WHAT TO WORK ON. All of the lines below are to be printed again exactly; images are excluded from the output.

INFORMATION SUPPLIED.
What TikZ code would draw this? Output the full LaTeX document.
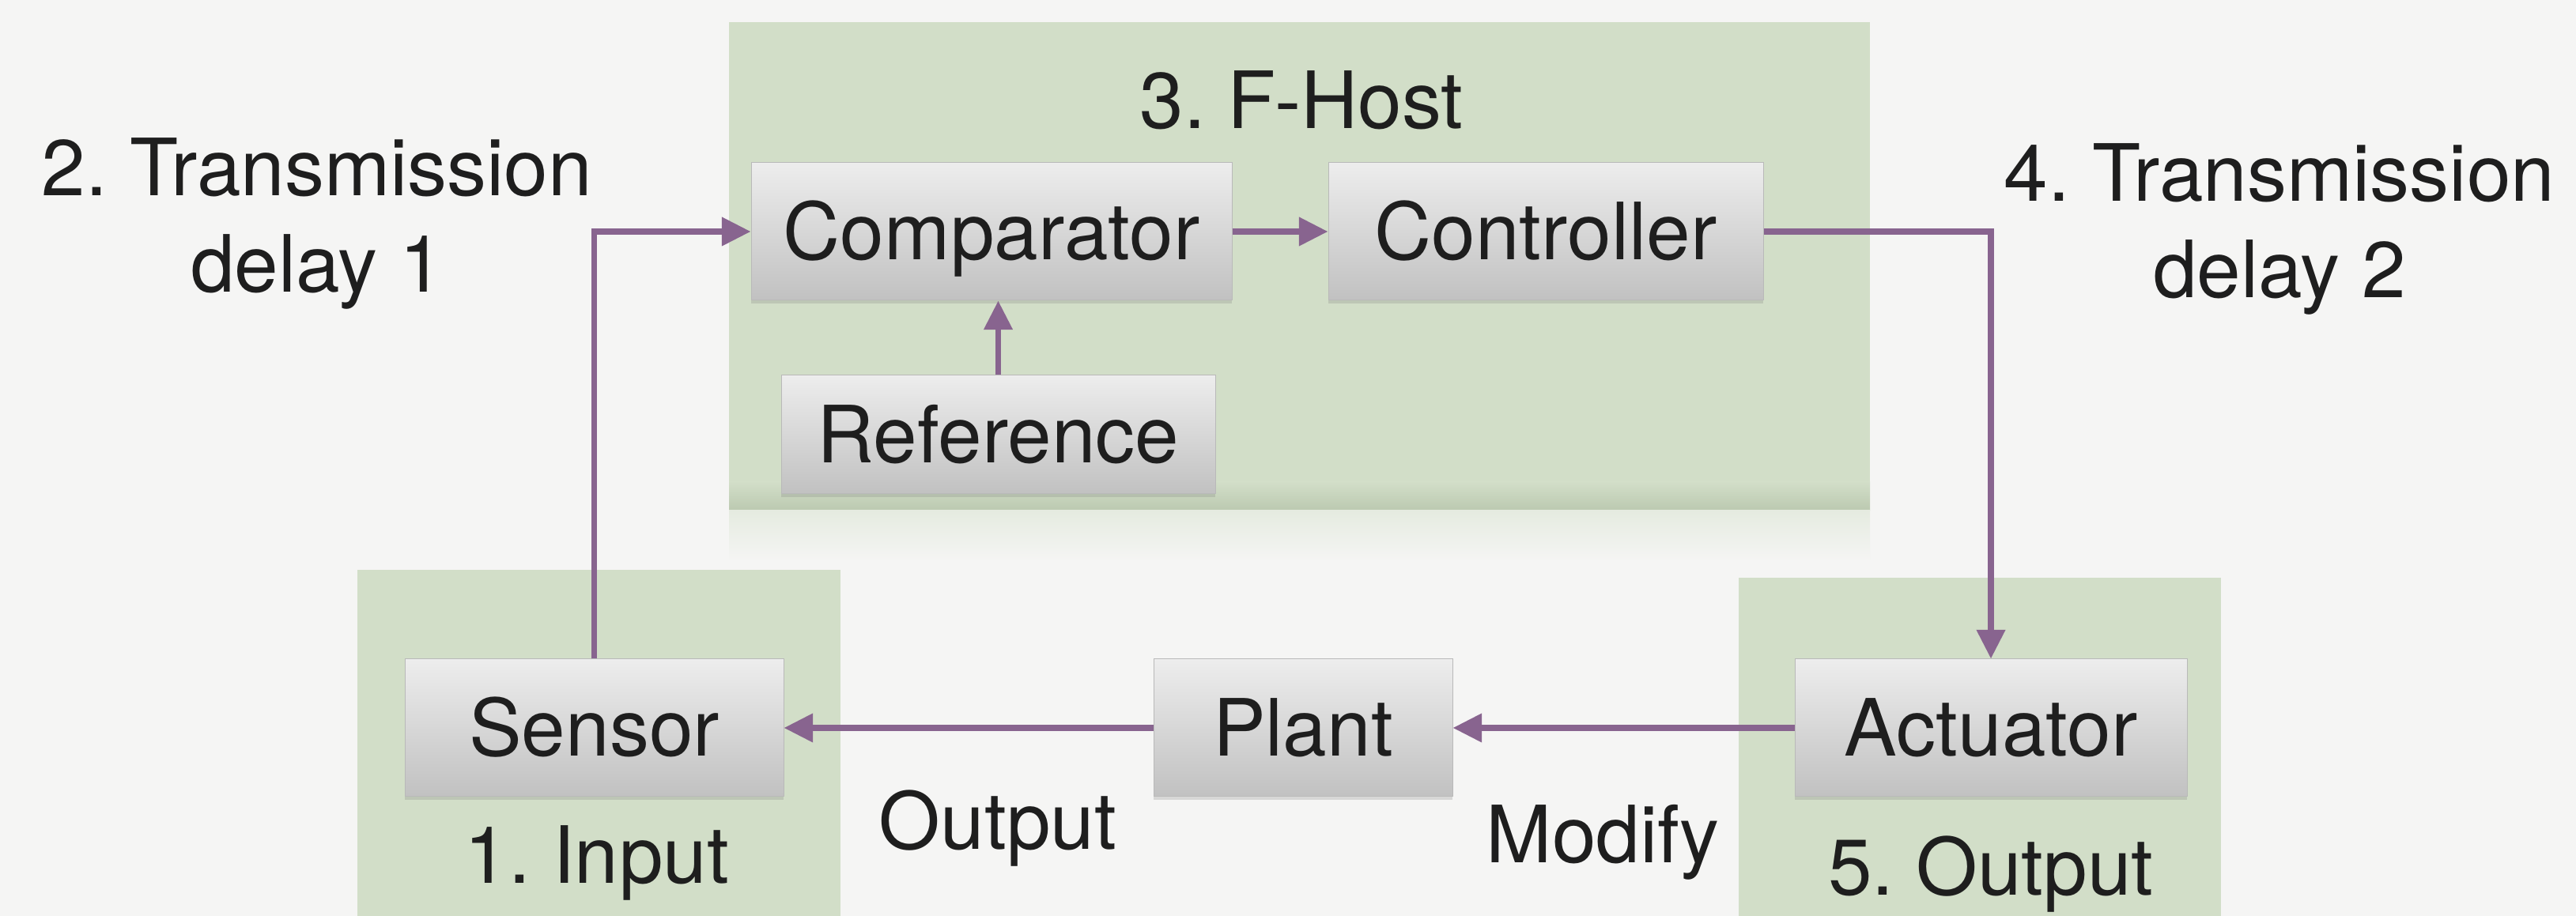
\documentclass[tikz,border=0pt]{standalone}
\usepackage{fontspec}
\setmainfont{TeX Gyre Heros}
\usetikzlibrary{arrows.meta,shadows}
\definecolor{paper}{HTML}{F5F5F4}
\definecolor{zone}{HTML}{D2DEC8}
\definecolor{zonedark}{HTML}{BBC9B0}
\definecolor{zoneglow}{HTML}{E5EBE0}
\definecolor{link}{HTML}{88648F}
\definecolor{boxtop}{HTML}{EDEDED}
\definecolor{boxbottom}{HTML}{C1C1C1}
\definecolor{ink}{HTML}{1E1E1E}
\frenchspacing

\begin{document}
\begin{tikzpicture}[x=0.3pt,y=-0.3pt,
  every node/.style={font=\fontsize{30}{36.6}\selectfont, text=ink},
  block/.style={rectangle, inner sep=0pt, top color=boxtop, bottom color=boxbottom,
    draw=gray!55, line width=0.3pt, text height=21.6pt, text depth=0pt,
    minimum height=52.2pt,
    drop shadow={shadow xshift=0pt, shadow yshift=-1.2pt, opacity=0.25}},
  flow/.style={draw=link, line width=2.2pt, -{Triangle[length=11pt,width=10.5pt]}},
  tag/.style={anchor=base, align=center}
]
% paper
\fill[paper] (0,0) rectangle (3258,1159);
\useasboundingbox (0,0) rectangle (3258,1159);

% stage zones
\fill[zone] (922,28) rectangle (2365,646);
\shade[top color=zone, bottom color=zonedark] (922,610) rectangle (2365,646);
\shade[top color=zoneglow, bottom color=paper] (922,646) rectangle (2365,710);
\fill[zone] (452,721) rectangle (1063,1159);
\fill[zone] (2199,731) rectangle (2809,1159);

% blocks
\node[block, minimum width=182.4pt] (comparator) at (1254,293) {Comparator};
\node[block, minimum width=165pt]   (controller) at (1955,293) {Controller};
\node[block, minimum width=164.7pt, minimum height=45pt] (reference) at (1262.5,550) {Reference};
\node[block, minimum width=143.7pt] (sensor)   at (751.5,921) {Sensor};
\node[block, minimum width=113.4pt] (plant)    at (1648,921) {Plant};
\node[block, minimum width=148.8pt] (actuator) at (2518,921) {Actuator};

% labels (multi-line labels sit on the baseline of their last line)
\node[tag] (fhost)    at (1646,163)  {3. F-Host};
\node[tag] (delayone) at (401,370)   {2. Transmission\\delay 1};
\node[tag] (delaytwo) at (2883,377)  {4. Transmission\\delay 2};
\node[tag] (input)    at (755,1118)  {1. Input};
\node[tag] (output)   at (2518,1133) {5. Output};
\node[tag] (outlbl)   at (1262,1075) {Output};
\node[tag] (modify)   at (2027,1092) {Modify};

% signal flow
\draw[flow] (sensor.north) |- (comparator.west);
\draw[flow] (comparator.east) -- (controller.west);
\draw[flow] (reference.north) -- (reference.north |- comparator.south);
\draw[flow] (controller.east) -| (actuator.north);
\draw[flow] (actuator.west) -- (plant.east);
\draw[flow] (plant.west) -- (sensor.east);
\end{tikzpicture}
\end{document}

THE REPLY.
What TikZ code would draw this? Output the full LaTeX document.
\documentclass[tikz,border=0pt]{standalone}
\usepackage{fontspec}
\setmainfont{TeX Gyre Heros}
\usetikzlibrary{arrows.meta,shadows}
\definecolor{paper}{HTML}{F5F5F4}
\definecolor{zone}{HTML}{D2DEC8}
\definecolor{zonedark}{HTML}{BBC9B0}
\definecolor{zoneglow}{HTML}{E5EBE0}
\definecolor{link}{HTML}{88648F}
\definecolor{boxtop}{HTML}{EDEDED}
\definecolor{boxbottom}{HTML}{C1C1C1}
\definecolor{ink}{HTML}{1E1E1E}
\frenchspacing

\begin{document}
\begin{tikzpicture}[x=0.3pt,y=-0.3pt,
  every node/.style={font=\fontsize{30}{36.6}\selectfont, text=ink},
  block/.style={rectangle, inner sep=0pt, top color=boxtop, bottom color=boxbottom,
    draw=gray!55, line width=0.3pt, text height=21.6pt, text depth=0pt,
    minimum height=52.2pt,
    drop shadow={shadow xshift=0pt, shadow yshift=-1.2pt, opacity=0.25}},
  flow/.style={draw=link, line width=2.2pt, -{Triangle[length=11pt,width=10.5pt]}},
  tag/.style={anchor=base, align=center}
]
% paper
\fill[paper] (0,0) rectangle (3258,1159);
\useasboundingbox (0,0) rectangle (3258,1159);

% stage zones
\fill[zone] (922,28) rectangle (2365,646);
\shade[top color=zone, bottom color=zonedark] (922,610) rectangle (2365,646);
\shade[top color=zoneglow, bottom color=paper] (922,646) rectangle (2365,710);
\fill[zone] (452,721) rectangle (1063,1159);
\fill[zone] (2199,731) rectangle (2809,1159);

% blocks
\node[block, minimum width=182.4pt] (comparator) at (1254,293) {Comparator};
\node[block, minimum width=165pt]   (controller) at (1955,293) {Controller};
\node[block, minimum width=164.7pt, minimum height=45pt] (reference) at (1262.5,550) {Reference};
\node[block, minimum width=143.7pt] (sensor)   at (751.5,921) {Sensor};
\node[block, minimum width=113.4pt] (plant)    at (1648,921) {Plant};
\node[block, minimum width=148.8pt] (actuator) at (2518,921) {Actuator};

% labels (multi-line labels sit on the baseline of their last line)
\node[tag] (fhost)    at (1646,163)  {3. F-Host};
\node[tag] (delayone) at (401,370)   {2. Transmission\\delay 1};
\node[tag] (delaytwo) at (2883,377)  {4. Transmission\\delay 2};
\node[tag] (input)    at (755,1118)  {1. Input};
\node[tag] (output)   at (2518,1133) {5. Output};
\node[tag] (outlbl)   at (1262,1075) {Output};
\node[tag] (modify)   at (2027,1092) {Modify};

% signal flow
\draw[flow] (sensor.north) |- (comparator.west);
\draw[flow] (comparator.east) -- (controller.west);
\draw[flow] (reference.north) -- (reference.north |- comparator.south);
\draw[flow] (controller.east) -| (actuator.north);
\draw[flow] (actuator.west) -- (plant.east);
\draw[flow] (plant.west) -- (sensor.east);
\end{tikzpicture}
\end{document}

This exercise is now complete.